Тут он осекся, сообразив, что эти слова могли задеть приятеля. Но тот сказал: «Дорогой мой друг, какой беспокойной была твоя жизнь. Расставанья. Одиночество. Потом, несмотря на полученный урок, опять погоня за женщинами, которые — ты заранее знаешь — бросят тебя… Сам усложняешь себе жизнь. Зачем? Ты рожден, чтобы посвятить себя кисти и краскам. В этом твое призвание. И одновременно божье проклятье. Разве эти волнения, я бы сказал, безумства плоти, не уводят тебя с прямого пути?»
Острая жиденькая бородка развевалась. Его собеседник, подвластный голосу плоти, смотрел на него и думал о своих жизненных неудачах… Да, он и впрямь жил беспокойно, даже, пожалуй, глупо, но такова уж натура. В отличие от своего приятеля он не мог предаваться лишь одному созерцанию, хотя оно, вероятно, приносит великие радости; не мог не видеть за яблоком — этим плодом, зачатым землею и небом, — лона женщины, чей ангельский взор устремлен на него, не мог не ощутить в изгибе ее губ ту судорогу, что сопровождает зарождение новой жизни… Он всю жизнь искал женщину, отдавал ей всего себя, насытившись, бежал от нее (чаще она его оставляла), а затем демоническая ее сила снова влекла его к себе…

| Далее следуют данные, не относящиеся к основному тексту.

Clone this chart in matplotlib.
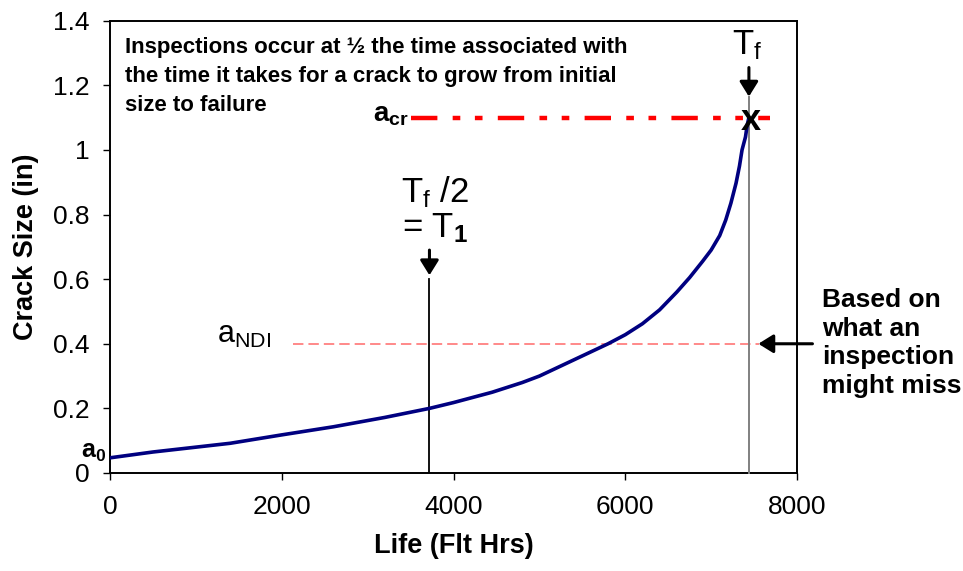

Они поднялись на холм. Бородатый художник стоял на фоне вечернего неба — высокий, с развевающейся шевелюрой. Глядя на него, размышляя над его углубленной, чистой жизнью, его приятель сказал:
— Перебираю в памяти все, что мною пережито, и думаю: святой ты человек, а я дьявольское отродье…
— Помилуй, какой же я святой? Уж я–то себя знаю...
Я всего–навсего бедный, а может быть «несчастный», как полагаешь ты, служитель Прекрасного…
Иван Барбалов продолжал плести свою сеть. Было что–то трагическое в поблескивании его очков и в бесконечности нити, над которой склонялся этот тщедушный, трудолюбивый, как паук, человек.
Что он рассчитывал выловить этой сетью? Всю, какая есть, дунайскую рыбу, если он когда–нибудь вернется домой?.. Он не был жадным — зачем ему столько рыбы? Вероятно, куда больше порадовало бы его отражение прибрежной ивы в воде Дуная… А может быть, это непрестанное изнурительное занятие поддерживало в нем силы — вся его жизнь прошла в труде, и праздность разъест его, как плесень?
Не знаю уж, что побуждало его, но сеть все росла, и, когда он днем развешивал ее во дворе, она оплетала своей огромной паутиной все — деревья, траву, людей. И мне представлялось: вот–вот подплывет на лодке тот лодочник, который возьмется за край сети и замкнет круг. И тогда люди, что сидят сейчас в столовой за обедом (их вилки, наколов большие куски мяса, скребут по дну алюминиевых мисок), будут метаться в этой сети, стараясь оборвать нить, которая от воды стала крепче железа, а лодочник будет смотреть на них с холодной улыбкой…
Это было всего–навсего болезненное видение. По–прежнему светило солнце, холмы покоились в осенней неге, Дятел, опершись на пружинящий хвост, долбил дерево грецкого ореха. Люди выходили из столовой, вытирая ладонью губы, желтые от бараньего жира. Все дышало покоем. Даже сеть излучала тихое сияние. Только я один терзался неясной тревогой — должно быть, душа тосковала по умершему другу.
Не подплывал лодочник, не брался за край сети, не замкнулся беспощадный круг. Иван продолжал свое занятие, соседи сидели рядом, перебрасывались незначительными фразами, смеялись. Иван тоже был в приподнятом настроении.
Я и не знал, что он получил письмо от Калуда. Тот писал, что, как закончит пристройку, возьмет его к себе. Комнату ему отведет, у которой окно смотрит на Дунай. А для лодки найдется местечко в сарае.
Иван готовился к возвращению на берег Дуная. Потому и плел так упорно свою сеть.
Но мысль о пауке все–таки не выходила у меня из головы.